There comes a time when you have to choose between turning the page and closing the book.” (Goodwill Librarian) – as seen on the Jack’s Winning Words blog. Jack went on to write about reading.
I’ll take a different slant on this little saying. I get involved with a lot of divorces, through my work in real estate. It seems to me that those are cases where it was time to close the book. Many couples start out oblivious to each other’s faults or foibles, perhaps due to the hast with which they rushed into the marriage or perhaps they were blinded by the initial satisfaction of the physical attraction and activities. Some go into the union with the thought in mind that they will somehow change the bad behavior of their partner, correct their bad habits and live happily ever after – the stuff of fairy tales. Turn the page.
Now, I also believe that all relationships require that we have the ability to “turn the page”; to forgive and forget and move on with life. No one is without faults. I don’t espouse putting up with spousal abuse; but putting up with many other little things that we may not like or prefer from a partner is part of the contract and represent pages that need to be turned. There’s also no Cliff’s Notes for life, so things between partners must be worked out, even if it is hard or takes time. Turn the page.

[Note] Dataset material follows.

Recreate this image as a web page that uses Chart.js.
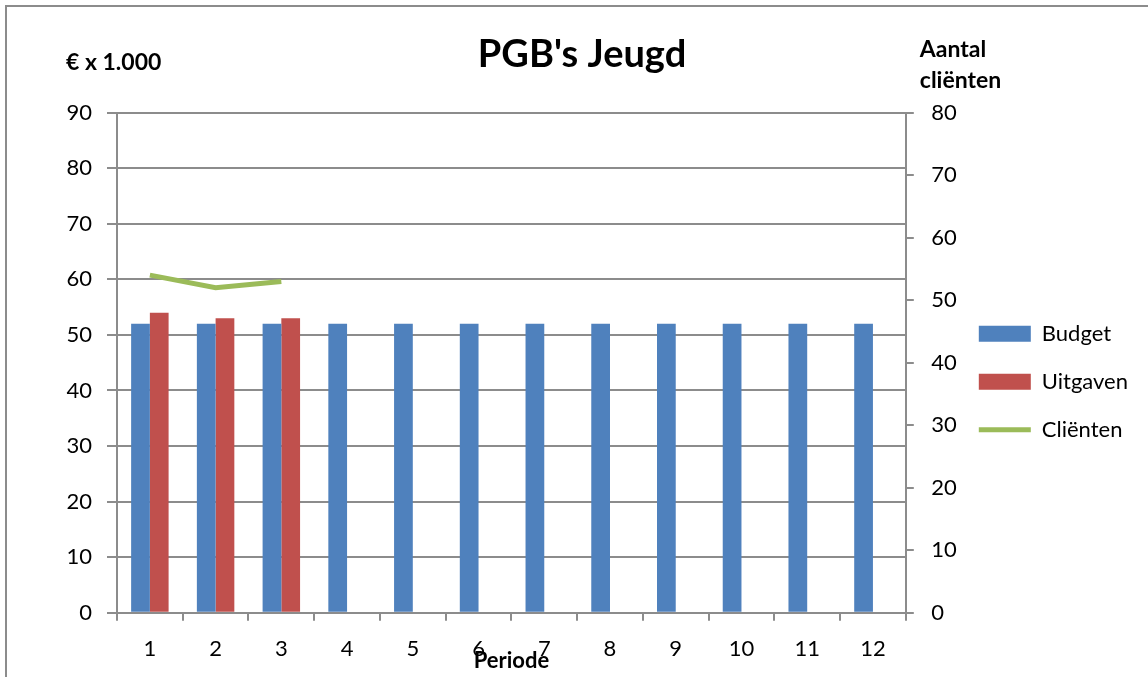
<!DOCTYPE html>
<html>
<head>
<meta charset="utf-8">
<title>PGB's Jeugd</title>
<script src="https://cdn.jsdelivr.net/npm/chart.js@4"></script>
<style>
    body { margin: 0; background: #fff; }
    #wrap { position: relative; width: 1148px; height: 677px; overflow: hidden; }
    #frame { position: absolute; left: 5px; top: 5px; width: 1200px; height: 800px; border-left: 2px solid #8c8c8c; border-top: 2px solid #8c8c8c; }
    canvas { position: absolute; left: 0; top: 0; }
</style>
</head>
<body>
<div id="wrap">
    <div id="frame"></div>
    <canvas id="chart" width="1148" height="677"></canvas>
</div>
<script>
const periods = ["1", "2", "3", "4", "5", "6", "7", "8", "9", "10", "11", "12"]
const budget = [52, 52, 52, 52, 52, 52, 52, 52, 52, 52, 52, 52]
const uitgaven = [54, 53, 53, null, null, null, null, null, null, null, null, null]
const clienten = [54, 52, 53, null, null, null, null, null, null, null, null, null]

const fontName = "Lato, 'Open Sans', sans-serif"
const gridGray = "#8c8c8c"

// axis titles sit horizontally above each y axis, like in Excel
const axisTitles = {
    id: "axisTitles",
    afterDraw(chart) {
        const ctx = chart.ctx
        const area = chart.chartArea
        ctx.save()
        ctx.fillStyle = "#000"
        ctx.font = "bold 23px " + fontName
        ctx.textAlign = "left"
        ctx.textBaseline = "middle"
        ctx.fillText("€ x 1.000", area.left - 51, area.top - 50)
        ctx.fillText("Aantal", area.right + 14, area.top - 63)
        ctx.fillText("cliënten", area.right + 14, area.top - 32)
        ctx.restore()
    }
}

new Chart(document.getElementById("chart"), {
    type: "bar",
    data: {
        labels: periods,
        datasets: [{
            label: "Budget",
            data: budget,
            backgroundColor: "#4F81BD",
            borderWidth: 0,
            yAxisID: "y"
        }, {
            label: "Uitgaven",
            data: uitgaven,
            backgroundColor: "#C0504D",
            borderWidth: 0,
            yAxisID: "y"
        }, {
            type: "line",
            label: "Cliënten",
            data: clienten,
            borderColor: "#9BBB59",
            backgroundColor: "#9BBB59",
            borderWidth: 5,
            pointRadius: 0,
            tension: 0,
            order: -1,
            yAxisID: "y1"
        }]
    },
    options: {
        responsive: false,
        animation: false,
        categoryPercentage: 0.57,
        barPercentage: 1,
        layout: {
            padding: { left: 26, right: 10, top: 0, bottom: 0 }
        },
        plugins: {
            tooltip: { enabled: false },
            title: {
                display: true,
                text: "PGB's Jeugd",
                color: "#000",
                font: { family: fontName, size: 38, weight: "bold" },
                padding: { top: 32, bottom: 35 }
            },
            legend: {
                position: "right",
                // empty title only pushes the legend items down a bit
                title: {
                    display: true,
                    text: "",
                    font: { size: 12 },
                    padding: { top: 72, bottom: 0 }
                },
                labels: {
                    color: "#000",
                    font: { family: fontName, size: 22 },
                    usePointStyle: true,
                    pointStyleWidth: 52,
                    boxHeight: 16,
                    padding: 26,
                    sort: (a, b) => a.datasetIndex - b.datasetIndex,
                    generateLabels: function (chart) {
                        const items = Chart.defaults.plugins.legend.labels.generateLabels(chart)
                        for (let item of items) {
                            item.pointStyle = item.datasetIndex === 2 ? "line" : "rect"
                        }
                        return items
                    }
                }
            }
        },
        scales: {
            x: {
                ticks: {
                    color: "#000",
                    font: { family: fontName, size: 22 },
                    padding: 15,
                    maxRotation: 0
                },
                grid: {
                    display: true,
                    drawOnChartArea: false,
                    drawTicks: true,
                    tickLength: 8,
                    color: gridGray,
                    lineWidth: 2,
                    offset: true
                },
                border: { color: gridGray, width: 2 },
                title: {
                    display: true,
                    text: "Periode",
                    color: "#000",
                    font: { family: fontName, size: 22, weight: "bold" },
                    padding: { top: 0, bottom: 1 }
                },
                afterFit: function (scale) { scale.height = 62 }
            },
            y: {
                position: "left",
                min: 0,
                max: 90,
                ticks: {
                    stepSize: 10,
                    color: "#000",
                    font: { family: fontName, size: 22 },
                    padding: 15
                },
                grid: {
                    color: gridGray,
                    lineWidth: 2,
                    tickLength: 10
                },
                border: { color: gridGray, width: 2 },
                afterFit: function (scale) { scale.width = 91 }
            },
            y1: {
                position: "right",
                min: 0,
                max: 80,
                ticks: {
                    stepSize: 10,
                    color: "#000",
                    font: { family: fontName, size: 22 },
                    // mirrored so the labels are not clipped by the narrow axis box
                    mirror: true,
                    crossAlign: "far",
                    padding: 51
                },
                grid: {
                    drawOnChartArea: false,
                    color: gridGray,
                    lineWidth: 2,
                    tickLength: 8
                },
                border: { color: gridGray, width: 2 },
                afterFit: function (scale) { scale.width = 47 }
            }
        }
    },
    plugins: [axisTitles]
})
</script>
</body>
</html>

The choice to close the book on a relationship is one that should not be made lightly. It is not and “Oh, well” moment. It is also not a moment that was arrived at solely due to the actions of the other party (unless, again it involves things like spousal abuse). It is a time for some reflection upon the roles played by both parties; not for reasons of self-recrimination, but rather as a learning experience and as a last-chance opportunity to see a different outcome through making different personal choices. It’s that last minute opportunity to explore the “coulda, woulda, shoulda’s” of your relationship before you close the book. It’s the last chance to Turn the page.
If the time comes to close the book, it is important emotionally that you do not quickly insert a book marker as you close it. If you did all that you could do, then close that book, that chapter of your life and reach for a new book. Don’t look back and wonder what the next chapter in that old book might have held for you. You already know the answer. The plot was very clear and the characters well known. The only thing that might have changed in the next chapter of that old book is how long and under what circumstances the pain or disappointment or suffering or arguing might have occurred. Close that book and move on with life.
Turn the page.
Chapter 1 – “It was a great day, today.”